Violent crime, despite dominating headlines and often forming the backbone of major law enforcement policy debates, represents only a fraction of the national arrest numbers
Among named offenses, other assaults led with 903,769 arrests (13.6%), followed by drug abuse violations (722,703, 10.9%) and DUI crime (696,327, 10.5%).
Larceny-theft ranked fifth (646,022), followed by aggravated assault (289,999), disorderly conduct (239,561), weapons offenses (145,223), vandalism (144,415), and burglary (98,570). Notably, and defying broad stereotypes, violent crime represented a relatively small share compared to property, substance, and public order offenses.
Men accounted for 4,804,178 arrests compared to 1,820,139 for women. Weapons offenses were the main disparity, with men accounting for 90.2% of arrests. Female arrest patterns showed larceny-theft ranking prominently, and fraud appearing in the top ten (it does not place in the male list).
Overall, the data reveals far more property and financial offenses among women compared to the male prevalence of violent and weapons-related charges. (Embezzlement is the most gender-balanced arrest offense in the dataset: women accounted for 44.9% of arrests.)

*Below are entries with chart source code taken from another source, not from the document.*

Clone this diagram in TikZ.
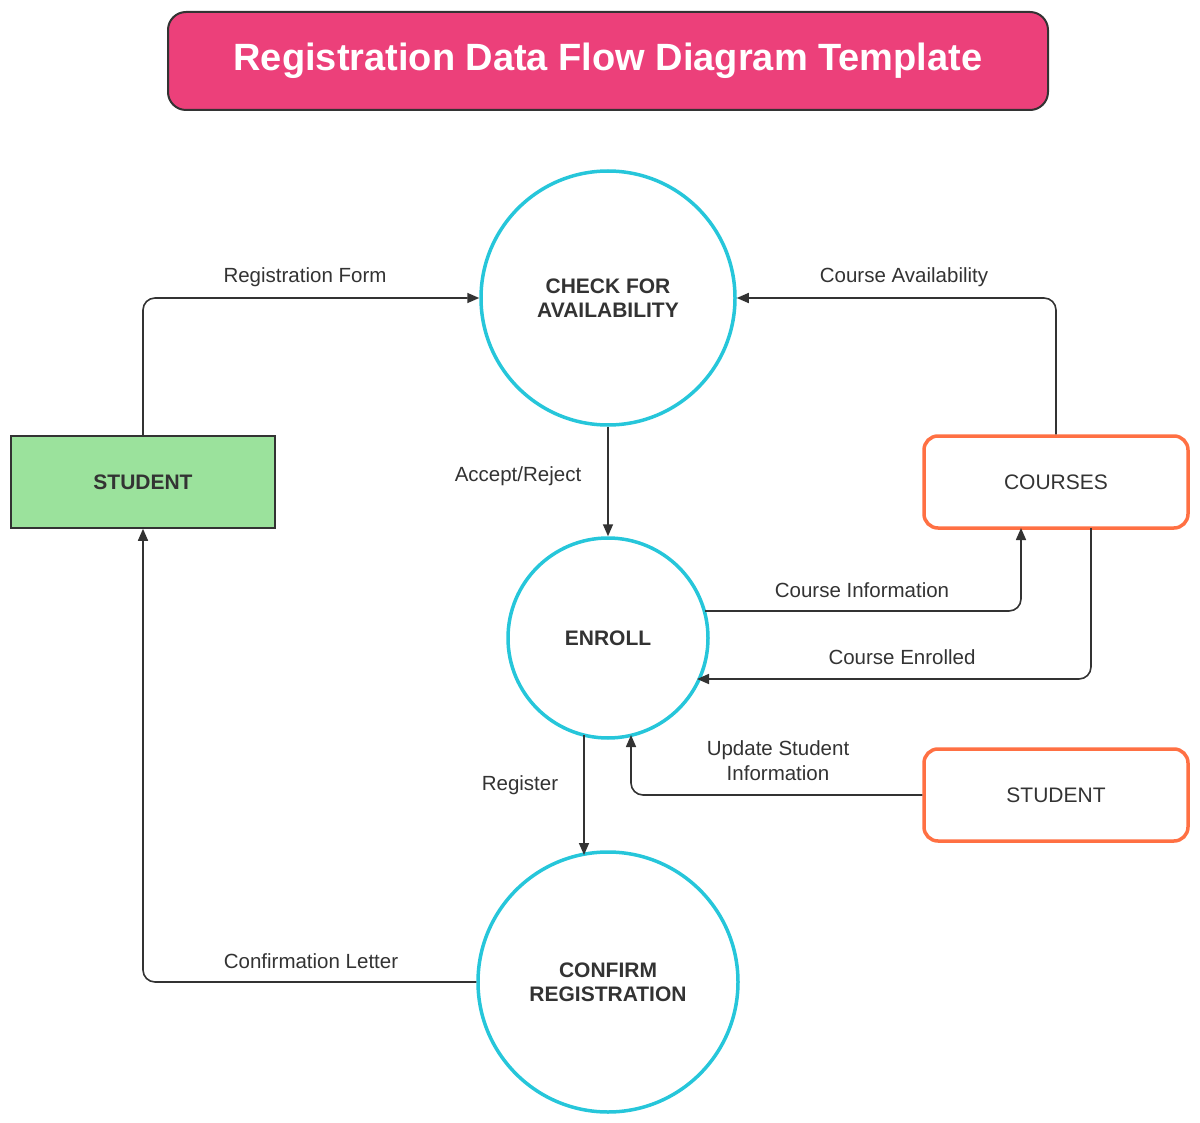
\documentclass[tikz,border=0pt]{standalone}
\usepackage{fontspec}
\setmainfont{Liberation Sans}
\usetikzlibrary{arrows.meta}
\definecolor{pinkc}{HTML}{EC407A}
\definecolor{cyanc}{HTML}{26C6DA}
\definecolor{orangec}{HTML}{FF7043}
\definecolor{greenc}{HTML}{9BE29C}
\definecolor{txt}{HTML}{333333}
\begin{document}
\begin{tikzpicture}[x=1pt,y=-1pt,
  proc/.style={circle,draw=cyanc,line width=3.5pt,font=\fontsize{21}{24}\selectfont\bfseries,text=txt,align=center,inner sep=0pt},
  store/.style={rectangle,rounded corners=14pt,draw=orangec,line width=3.5pt,minimum width=264pt,minimum height=92pt,font=\fontsize{21}{24}\selectfont,text=txt},
  flow/.style={draw=txt,line width=1.6pt,rounded corners=12pt,-{Triangle[length=12pt,width=10pt]}},
  lbl/.style={font=\fontsize{20.5}{25}\selectfont,text=txt,align=center}]
\useasboundingbox (0,0) rectangle (1200,1123);
\node[draw=txt,line width=2pt,fill=pinkc,rounded corners=18pt,minimum width=880pt,minimum height=98pt,text=white,font=\fontsize{38}{44}\selectfont\bfseries] (title) at (608,61) {Registration Data Flow Diagram Template};
\node[proc,minimum size=254pt] (check) at (608,298) {CHECK FOR\\AVAILABILITY};
\node[proc,minimum size=200pt] (enroll) at (608,638) {ENROLL};
\node[proc,minimum size=260pt] (confirm) at (608,982) {CONFIRM\\REGISTRATION};
\node[rectangle,draw=txt,line width=1.6pt,fill=greenc,minimum width=264pt,minimum height=92pt,font=\fontsize{21}{24}\selectfont\bfseries,text=txt] (student) at (143,482) {STUDENT};
\node[store] (courses) at (1056,482) {COURSES};
\node[store] (student2) at (1056,795) {STUDENT};
\coordinate (s2) at (student2.west);
\draw[flow] (student.north) |- (check.west);
\draw[flow] (courses.north) |- (check.east);
\draw[flow] (check.south) -- (enroll.north);
\draw[flow] (705,611) -| (1021,528);
\draw[flow] (1091,528) |- (697,679);
\draw[flow] (student2.west) -| (631,735);
\draw[flow] (584,735) -- (584,855);
\draw[flow] (confirm.west) -| (student.south);
\node[lbl] (l1) at (305,277) {Registration Form};
\node[lbl] (l2) at (904,277) {Course Availability};
\node[lbl] (l3) at (518,476) {Accept/Reject};
\node[lbl] (l4) at (862,590) {Course Information};
\node[lbl] (l5) at (902,657) {Course Enrolled};
\node[lbl] (l6) at (778,761) {Update Student\\Information};
\node[lbl] (l7) at (520,785) {Register};
\node[lbl] (l8) at (311,961) {Confirmation Letter};
\end{tikzpicture}
\end{document}
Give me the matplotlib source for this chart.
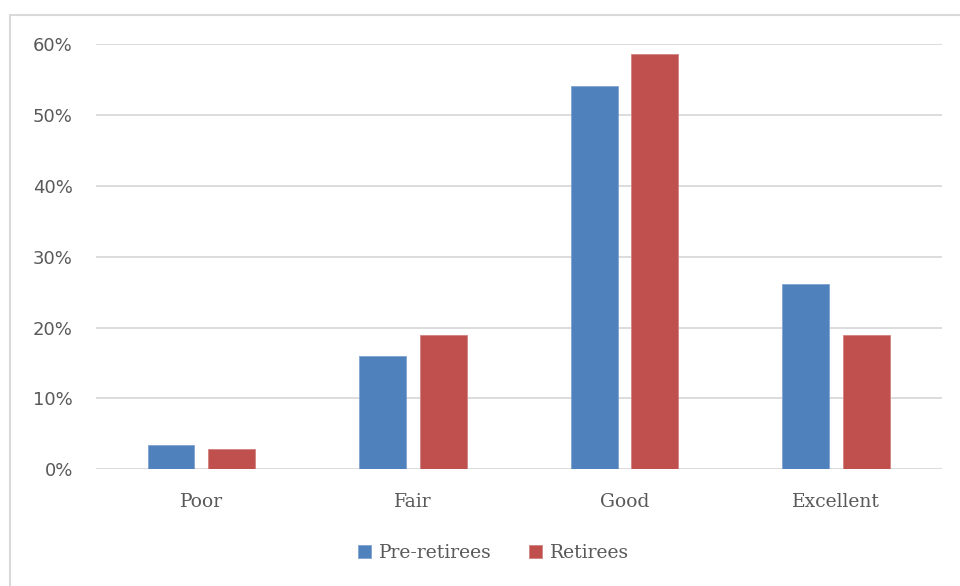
import matplotlib.pyplot as plt
import numpy as np
from matplotlib.patches import Rectangle
from matplotlib.ticker import FuncFormatter

categories = ['Poor', 'Fair', 'Good', 'Excellent']
pre_retirees = [3.5, 16.0, 54.1, 26.2]
retirees = [2.8, 19.0, 58.6, 19.0]
series_names = ['Pre-retirees', 'Retirees']

BLUE = '#4F81BD'
RED = '#C0504D'
TEXT = '#595959'
GRID = '#D9D9D9'

fig = plt.figure(figsize=(9.6, 5.86), dpi=100)
ax = fig.add_axes([0.0997, 0.1991, 0.8813, 0.7253])

# outer chart border, runs off the right and bottom edges
fig.patches.append(Rectangle((10 / 960, -0.05), 1.0, 1 - 15 / 586 + 0.05,
                             transform=fig.transFigure, fill=False,
                             edgecolor='#D9D9D9', linewidth=1.5))

x = np.arange(len(categories))
width = 0.222
offset = 0.144
ax.bar(x - offset, pre_retirees, width, color=BLUE, edgecolor='#7FA3D0',
       linewidth=0.6, label=series_names[0], zorder=3)
ax.bar(x + offset, retirees, width, color=RED, edgecolor='#D38280',
       linewidth=0.6, label=series_names[1], zorder=3)

ax.set_xlim(-0.5, 3.5)
ax.set_ylim(0, 60)
ax.set_yticks(np.arange(0, 61, 10))
ax.yaxis.set_major_formatter(FuncFormatter(lambda v, p: f'{v:.0f}%'))
ax.grid(axis='y', color=GRID, linewidth=1.3, zorder=0)
for s in ax.spines.values():
    s.set_visible(False)
ax.tick_params(axis='both', length=0)
ax.tick_params(axis='y', pad=16.5, labelsize=13, labelcolor=TEXT)
ax.set_yticklabels([f'{v}%' for v in range(0, 61, 10)],
                   family='DejaVu Sans')

ax.set_xticks(x)
ax.set_xticklabels(categories, family='DejaVu Serif', fontsize=13.5,
                   color=TEXT)
ax.tick_params(axis='x', pad=17)

leg = fig.legend(loc='center', bbox_to_anchor=(0.514, 1 - 553 / 586), ncol=2,
                 frameon=False, prop={'family': 'DejaVu Serif', 'size': 13.5},
                 handlelength=0.7, handleheight=0.7, handletextpad=0.4,
                 columnspacing=2.0)
for t in leg.get_texts():
    t.set_color(TEXT)

fig.savefig('out.png', dpi=100, facecolor='white')
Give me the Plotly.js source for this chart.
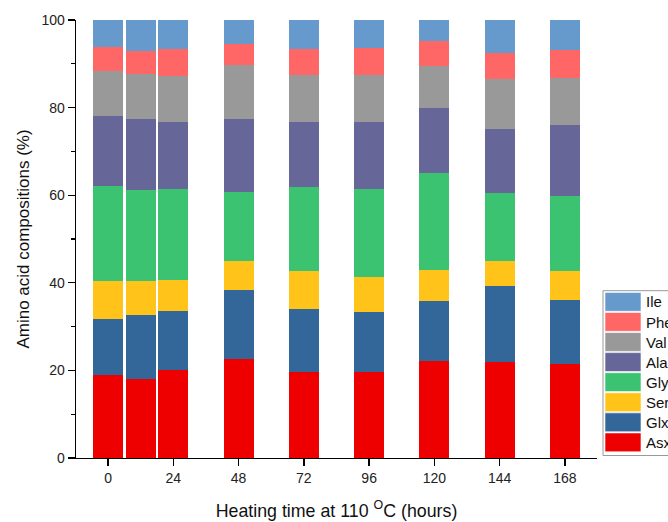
<!DOCTYPE html>
<html>
<head>
<meta charset="utf-8">
<script src="https://cdn.plot.ly/plotly-3.0.1.min.js"></script>
<style>html,body{margin:0;padding:0;background:#fff;}#chart{width:668px;height:522px;}</style>
</head>
<body>
<div id="chart"></div>
<script>
// Heating time (hours) of each bar
const hours = [0, 12, 24, 48, 72, 96, 120, 144, 168];
const tickHours = [0, 24, 48, 72, 96, 120, 144, 168];

// Amino acid composition (%) per heating time, bottom to top of stack
const asx = [18.9, 18.1, 20.0, 22.6, 19.6, 19.6, 22.2, 21.9, 21.5];
const glx = [12.8, 14.6, 13.6, 15.7, 14.4, 13.8, 13.7, 17.3, 14.6];
const ser = [8.8, 7.6, 7.1, 6.6, 8.8, 8.0, 7.1, 5.7, 6.5];
const gly = [21.7, 21.0, 20.7, 15.9, 19.1, 20.1, 22.1, 15.6, 17.3];
const ala = [15.9, 16.1, 15.3, 16.7, 14.8, 15.1, 14.9, 14.6, 16.1];
const val = [10.3, 10.3, 10.6, 12.2, 10.7, 10.8, 9.4, 11.4, 10.8];
const phe = [5.5, 5.2, 6.0, 4.9, 5.9, 6.2, 5.7, 6.0, 6.4];
const ile = [6.1, 7.1, 6.7, 5.4, 6.7, 6.4, 4.9, 7.5, 6.8];

const seriesNames = ['Asx', 'Glx', 'Ser', 'Gly', 'Ala', 'Val', 'Phe', 'Ile'];
const seriesValues = [asx, glx, ser, gly, ala, val, phe, ile];
const seriesColors = ['#EE0000', '#336699', '#FFC31A', '#3CC371', '#666699', '#999999', '#FF6666', '#6699CC'];

const traces = seriesNames.map((n, i) => ({
  type: 'bar',
  name: n,
  x: hours,
  y: seriesValues[i],
  width: 11,
  marker: {color: seriesColors[i], line: {width: 0}},
  showlegend: false,
  hoverinfo: 'x+y+name'
}));

// plot area in pixels
const W = 668, H = 522;
const L = 76, R = 597, T = 20, B = 458.5;
const px2x = p => (p - L) / (R - L);
const px2y = p => (B - p) / (B - T);

// custom legend (top to bottom: reverse of stacking order)
const shapes = [];
const annotations = [];
const legLeft = 603, legTop = 291, legBottom = 456, itemH = 20.1;
shapes.push({type: 'rect', xref: 'paper', yref: 'paper',
  x0: px2x(legLeft), x1: px2x(700), y0: px2y(legBottom), y1: px2y(legTop),
  line: {color: '#999999', width: 1}, fillcolor: 'rgba(0,0,0,0)'});
const order = seriesNames.map((_, i) => seriesNames.length - 1 - i);
order.forEach((si, k) => {
  const top = legTop + 1.7 + k * itemH;
  shapes.push({type: 'rect', xref: 'paper', yref: 'paper',
    x0: px2x(605), x1: px2x(641), y0: px2y(top + itemH - 1.2), y1: px2y(top),
    line: {color: 'rgba(255,255,255,0.6)', width: 1}, fillcolor: seriesColors[si]});
  annotations.push({xref: 'paper', yref: 'paper', x: px2x(644), y: px2y(top + itemH / 2 - 0.5),
    xanchor: 'left', yanchor: 'middle', showarrow: false, text: seriesNames[si],
    font: {family: 'Liberation Sans, Arial, sans-serif', size: 15, color: '#111'}});
});

const layout = {
  width: W, height: H,
  margin: {l: L, r: W - R, t: T, b: H - B, pad: 0, autoexpand: false},
  paper_bgcolor: '#fff', plot_bgcolor: '#fff',
  barmode: 'stack',
  font: {family: 'Liberation Sans, Arial, sans-serif', size: 14, color: '#222'},
  xaxis: {
    range: [-11.8, 179.8],
    tickvals: tickHours, ticktext: tickHours.map(String),
    ticks: 'outside', ticklen: 7, tickwidth: 1.3, tickcolor: '#000',
    showline: true, linecolor: '#000', linewidth: 1.3,
    showgrid: false, zeroline: false,
    tickfont: {size: 14, color: '#222'},
    title: {text: 'Heating time at 110 <sup>O</sup>C (hours)', font: {size: 17.8, color: '#111'}, standoff: 19}
  },
  yaxis: {
    range: [0, 100], dtick: 20, tick0: 0,
    ticks: 'outside', ticklen: 7, tickwidth: 1.3, tickcolor: '#000',
    minor: {dtick: 10, ticks: 'outside', ticklen: 4, tickwidth: 1.3, tickcolor: '#000', showgrid: false},
    showline: true, linecolor: '#000', linewidth: 1.3,
    showgrid: false, zeroline: false,
    tickfont: {size: 14, color: '#222'},
    title: {text: 'Amino acid compositions (%)', font: {size: 17, color: '#111'}, standoff: 7}
  },
  shapes: shapes,
  annotations: annotations,
  showlegend: false
};

Plotly.newPlot('chart', traces, layout, {displayModeBar: false, staticPlot: true});
</script>
</body>
</html>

Across age groups, adults dominate arrests (90.8%). While the juvenile crime profile is distinctly marked by often minor examples of interpersonal conflict and behavioral offenses, for adults, DUI and drug violations rank among the top categories.
Recent juvenile justice reforms reference key neuroscientific research regarding adolescent brain development as a vital factor. Reformers suggest minor juvenile offenses should be treated as developmental issues deserving rehabilitative attention, not criminal enforcement.
Ultimately, study data makes it clear that a more nuanced approach might be advisable. With both male and female, and adult and juvenile criminal behavior notably different, targeted intervention, as well as focused enforcement, could significantly lower criminal activity, as well as the associated resource burden and taxpayer costs.
Additionally, the reclassification of a number of minor offenses currently lacking discreet definition may render many of them administrative as opposed to criminal matters.
And the broad perception (and media portrayal) of violent crime as the leading national offense is unhelpful, with so many other far more prevalent categories warranting a comparatively much higher profile.
For many reasons in the U.S., criminal activity is subject to misconception and broad systemic presumption that the data in this study contradicts. As crime evolves, so too should the method by which it’s confronted.